▶ _Written task_: Repeat the data word for word. Do not include the pictures.

▶ _Data segment_:
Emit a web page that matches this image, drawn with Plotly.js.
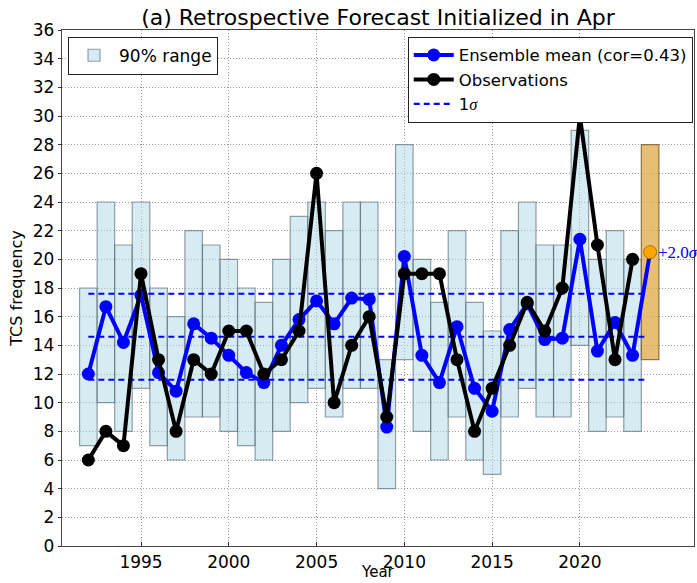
<!DOCTYPE html>
<html>
<head>
<meta charset="utf-8">
<script src="https://cdn.plot.ly/plotly-3.0.1.min.js"></script>
<style>html,body{margin:0;padding:0;background:#fff;}#chart{width:697px;height:583px;}</style>
</head>
<body>
<div id="chart"></div>
<script>
// ---- data ----
const years = [1992,1993,1994,1995,1996,1997,1998,1999,2000,2001,2002,2003,2004,2005,2006,2007,2008,2009,2010,2011,2012,2013,2014,2015,2016,2017,2018,2019,2020,2021,2022,2023];
const rangeLow  = [7,10,8,11,7,6,9,9,8,7,6,8,10,11,9,11,11,4,13,8,6,9,6,5,9,11,9,9,14,8,9,8];
const rangeHigh = [18,24,21,24,18,16,22,21,20,18,17,20,23,24,22,24,24,13,28,20,17,22,17,15,22,24,21,21,29,20,22,20];
const ensMean = [12.0,16.7,14.2,17.5,12.1,10.8,15.5,14.5,13.3,12.1,11.4,14.0,15.8,17.1,15.5,17.3,17.2,8.3,20.2,13.3,11.4,15.3,11.0,9.4,15.1,16.9,14.4,14.5,21.4,13.6,15.6,13.3];
const observations = [6,8,7,19,13,8,13,12,15,15,12,13,15,26,10,14,16,9,19,19,19,13,8,11,14,17,15,18,30,21,13,20];
const fcstYear = 2024;
const fcstMean = 20.5;
const fcstLow = 13;
const fcstHigh = 28;
const fcstLabel = '+2.0';
const sigmaLevels = [11.6, 14.6, 17.6];
const corText = '0.43';
const xTicks = [1995,2000,2005,2010,2015,2020];
const yTicks = [0,2,4,6,8,10,12,14,16,18,20,22,24,26,28,30,32,34,36];

// ---- traces ----
const sigX = [], sigY = [];
sigmaLevels.forEach(v => { sigX.push(years[0], fcstYear - 0.2, null); sigY.push(v, v, null); });

const traces = [
  {
    type: 'bar', x: years, base: rangeLow, y: rangeHigh.map((h,i)=>h-rangeLow[i]),
    width: 1, name: '90% range', legend: 'legend',
    marker: {color: 'rgba(173,216,230,0.5)', line: {color: 'rgba(80,100,110,0.6)', width: 1.2}},
    hoverinfo: 'skip'
  },
  {
    type: 'bar', x: [fcstYear], base: [fcstLow], y: [fcstHigh - fcstLow], width: 1,
    showlegend: false,
    marker: {color: 'rgba(222,170,70,0.75)', line: {color: 'rgba(120,90,40,0.8)', width: 1.2}},
    hoverinfo: 'skip'
  },
  {
    type: 'scatter', mode: 'lines', x: sigX, y: sigY, name: '1<span style="font-family:Liberation Serif;font-style:italic">σ</span>',
    legend: 'legend2', legendrank: 3,
    line: {color: '#0000ff', width: 2.2, dash: '6px,4px'}
  },
  {
    type: 'scatter', mode: 'lines', x: [years[years.length-1], fcstYear], y: [ensMean[ensMean.length-1], fcstMean],
    showlegend: false, line: {color: '#0000ff', width: 4}
  },
  {
    type: 'scatter', mode: 'lines+markers', x: years, y: ensMean,
    name: 'Ensemble mean (cor=' + corText + ')', legend: 'legend2', legendrank: 1,
    line: {color: '#0000ff', width: 4}, marker: {color: '#0000ff', size: 13}
  },
  {
    type: 'scatter', mode: 'lines+markers', x: years, y: observations,
    name: 'Observations', legend: 'legend2', legendrank: 2,
    line: {color: '#000000', width: 4}, marker: {color: '#000000', size: 13}
  },
  {
    type: 'scatter', mode: 'markers', x: [fcstYear], y: [fcstMean], showlegend: false,
    marker: {color: '#ffa500', size: 13, line: {color: '#b07000', width: 1}}
  }
];

const layout = {
  width: 697, height: 583,
  margin: {l: 62, r: 3, t: 30, b: 37},
  paper_bgcolor: '#fff', plot_bgcolor: '#fff',
  font: {family: 'DejaVu Sans', size: 16, color: '#000'},
  barmode: 'overlay',
  title: {text: '(a) Retrospective Forecast Initialized in Apr', font: {size: 22, family: 'DejaVu Sans'},
          xref: 'paper', x: 0.5, xanchor: 'center', yref: 'container', y: 0.97, yanchor: 'middle'},
  xaxis: {
    range: [1990.5, 2026.5], tickvals: xTicks, ticktext: xTicks.map(String),
    tickfont: {size: 17}, ticks: 'inside', ticklen: 4, tickcolor: '#333',
    showgrid: true, gridcolor: '#999999', griddash: '1px,2px', gridwidth: 1,
    showline: true, mirror: true, linecolor: '#444', linewidth: 1.2, zeroline: false
  },
  yaxis: {
    range: [0, 36], tickvals: yTicks, ticktext: yTicks.map(String),
    tickfont: {size: 17}, ticks: 'outside', ticklen: 3, tickcolor: '#333',
    showgrid: true, gridcolor: '#999999', griddash: '1px,2px', gridwidth: 1,
    showline: true, mirror: true, linecolor: '#444', linewidth: 1.2, zeroline: false,
    title: {text: 'TCS frequency', font: {size: 16}, standoff: 6}
  },
  legend: {
    x: 0.0095, y: 0.987, xanchor: 'left', yanchor: 'top',
    bgcolor: '#fff', bordercolor: '#222', borderwidth: 1, font: {size: 17}, itemwidth: 40
  },
  legend2: {
    x: 0.998, y: 0.987, xanchor: 'right', yanchor: 'top', traceorder: 'normal',
    bgcolor: '#fff', bordercolor: '#222', borderwidth: 1, font: {size: 16.5}, itemwidth: 40,
    tracegroupgap: 0
  },
  annotations: [
    {
      x: fcstYear, y: fcstMean, xref: 'x', yref: 'y', xanchor: 'left', yanchor: 'middle',
      xshift: 6, showarrow: false,
      text: fcstLabel + '<span style="font-style:italic">σ</span>',
      font: {family: 'Liberation Serif', size: 17, color: '#0000ff'}
    },
    {
      x: 0.5, y: 0, xref: 'paper', yref: 'paper', xanchor: 'center', yanchor: 'bottom',
      yshift: -37, showarrow: false, text: 'Year', font: {size: 15}
    }
  ]
};

Plotly.newPlot('chart', traces, layout, {displayModeBar: false, staticPlot: true});
</script>
</body>
</html>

▶ _Worked solution_:
Emit a web page that matches this image, drawn with Plotly.js.
<!DOCTYPE html>
<html>
<head>
<meta charset="utf-8">
<script src="https://cdn.plot.ly/plotly-3.0.1.min.js"></script>
<style>html,body{margin:0;padding:0;background:#fff;}#chart{width:697px;height:583px;}</style>
</head>
<body>
<div id="chart"></div>
<script>
// ---- data ----
const years = [1992,1993,1994,1995,1996,1997,1998,1999,2000,2001,2002,2003,2004,2005,2006,2007,2008,2009,2010,2011,2012,2013,2014,2015,2016,2017,2018,2019,2020,2021,2022,2023];
const rangeLow  = [7,10,8,11,7,6,9,9,8,7,6,8,10,11,9,11,11,4,13,8,6,9,6,5,9,11,9,9,14,8,9,8];
const rangeHigh = [18,24,21,24,18,16,22,21,20,18,17,20,23,24,22,24,24,13,28,20,17,22,17,15,22,24,21,21,29,20,22,20];
const ensMean = [12.0,16.7,14.2,17.5,12.1,10.8,15.5,14.5,13.3,12.1,11.4,14.0,15.8,17.1,15.5,17.3,17.2,8.3,20.2,13.3,11.4,15.3,11.0,9.4,15.1,16.9,14.4,14.5,21.4,13.6,15.6,13.3];
const observations = [6,8,7,19,13,8,13,12,15,15,12,13,15,26,10,14,16,9,19,19,19,13,8,11,14,17,15,18,30,21,13,20];
const fcstYear = 2024;
const fcstMean = 20.5;
const fcstLow = 13;
const fcstHigh = 28;
const fcstLabel = '+2.0';
const sigmaLevels = [11.6, 14.6, 17.6];
const corText = '0.43';
const xTicks = [1995,2000,2005,2010,2015,2020];
const yTicks = [0,2,4,6,8,10,12,14,16,18,20,22,24,26,28,30,32,34,36];

// ---- traces ----
const sigX = [], sigY = [];
sigmaLevels.forEach(v => { sigX.push(years[0], fcstYear - 0.2, null); sigY.push(v, v, null); });

const traces = [
  {
    type: 'bar', x: years, base: rangeLow, y: rangeHigh.map((h,i)=>h-rangeLow[i]),
    width: 1, name: '90% range', legend: 'legend',
    marker: {color: 'rgba(173,216,230,0.5)', line: {color: 'rgba(80,100,110,0.6)', width: 1.2}},
    hoverinfo: 'skip'
  },
  {
    type: 'bar', x: [fcstYear], base: [fcstLow], y: [fcstHigh - fcstLow], width: 1,
    showlegend: false,
    marker: {color: 'rgba(222,170,70,0.75)', line: {color: 'rgba(120,90,40,0.8)', width: 1.2}},
    hoverinfo: 'skip'
  },
  {
    type: 'scatter', mode: 'lines', x: sigX, y: sigY, name: '1<span style="font-family:Liberation Serif;font-style:italic">σ</span>',
    legend: 'legend2', legendrank: 3,
    line: {color: '#0000ff', width: 2.2, dash: '6px,4px'}
  },
  {
    type: 'scatter', mode: 'lines', x: [years[years.length-1], fcstYear], y: [ensMean[ensMean.length-1], fcstMean],
    showlegend: false, line: {color: '#0000ff', width: 4}
  },
  {
    type: 'scatter', mode: 'lines+markers', x: years, y: ensMean,
    name: 'Ensemble mean (cor=' + corText + ')', legend: 'legend2', legendrank: 1,
    line: {color: '#0000ff', width: 4}, marker: {color: '#0000ff', size: 13}
  },
  {
    type: 'scatter', mode: 'lines+markers', x: years, y: observations,
    name: 'Observations', legend: 'legend2', legendrank: 2,
    line: {color: '#000000', width: 4}, marker: {color: '#000000', size: 13}
  },
  {
    type: 'scatter', mode: 'markers', x: [fcstYear], y: [fcstMean], showlegend: false,
    marker: {color: '#ffa500', size: 13, line: {color: '#b07000', width: 1}}
  }
];

const layout = {
  width: 697, height: 583,
  margin: {l: 62, r: 3, t: 30, b: 37},
  paper_bgcolor: '#fff', plot_bgcolor: '#fff',
  font: {family: 'DejaVu Sans', size: 16, color: '#000'},
  barmode: 'overlay',
  title: {text: '(a) Retrospective Forecast Initialized in Apr', font: {size: 22, family: 'DejaVu Sans'},
          xref: 'paper', x: 0.5, xanchor: 'center', yref: 'container', y: 0.97, yanchor: 'middle'},
  xaxis: {
    range: [1990.5, 2026.5], tickvals: xTicks, ticktext: xTicks.map(String),
    tickfont: {size: 17}, ticks: 'inside', ticklen: 4, tickcolor: '#333',
    showgrid: true, gridcolor: '#999999', griddash: '1px,2px', gridwidth: 1,
    showline: true, mirror: true, linecolor: '#444', linewidth: 1.2, zeroline: false
  },
  yaxis: {
    range: [0, 36], tickvals: yTicks, ticktext: yTicks.map(String),
    tickfont: {size: 17}, ticks: 'outside', ticklen: 3, tickcolor: '#333',
    showgrid: true, gridcolor: '#999999', griddash: '1px,2px', gridwidth: 1,
    showline: true, mirror: true, linecolor: '#444', linewidth: 1.2, zeroline: false,
    title: {text: 'TCS frequency', font: {size: 16}, standoff: 6}
  },
  legend: {
    x: 0.0095, y: 0.987, xanchor: 'left', yanchor: 'top',
    bgcolor: '#fff', bordercolor: '#222', borderwidth: 1, font: {size: 17}, itemwidth: 40
  },
  legend2: {
    x: 0.998, y: 0.987, xanchor: 'right', yanchor: 'top', traceorder: 'normal',
    bgcolor: '#fff', bordercolor: '#222', borderwidth: 1, font: {size: 16.5}, itemwidth: 40,
    tracegroupgap: 0
  },
  annotations: [
    {
      x: fcstYear, y: fcstMean, xref: 'x', yref: 'y', xanchor: 'left', yanchor: 'middle',
      xshift: 6, showarrow: false,
      text: fcstLabel + '<span style="font-style:italic">σ</span>',
      font: {family: 'Liberation Serif', size: 17, color: '#0000ff'}
    },
    {
      x: 0.5, y: 0, xref: 'paper', yref: 'paper', xanchor: 'center', yanchor: 'bottom',
      yshift: -37, showarrow: false, text: 'Year', font: {size: 15}
    }
  ]
};

Plotly.newPlot('chart', traces, layout, {displayModeBar: false, staticPlot: true});
</script>
</body>
</html>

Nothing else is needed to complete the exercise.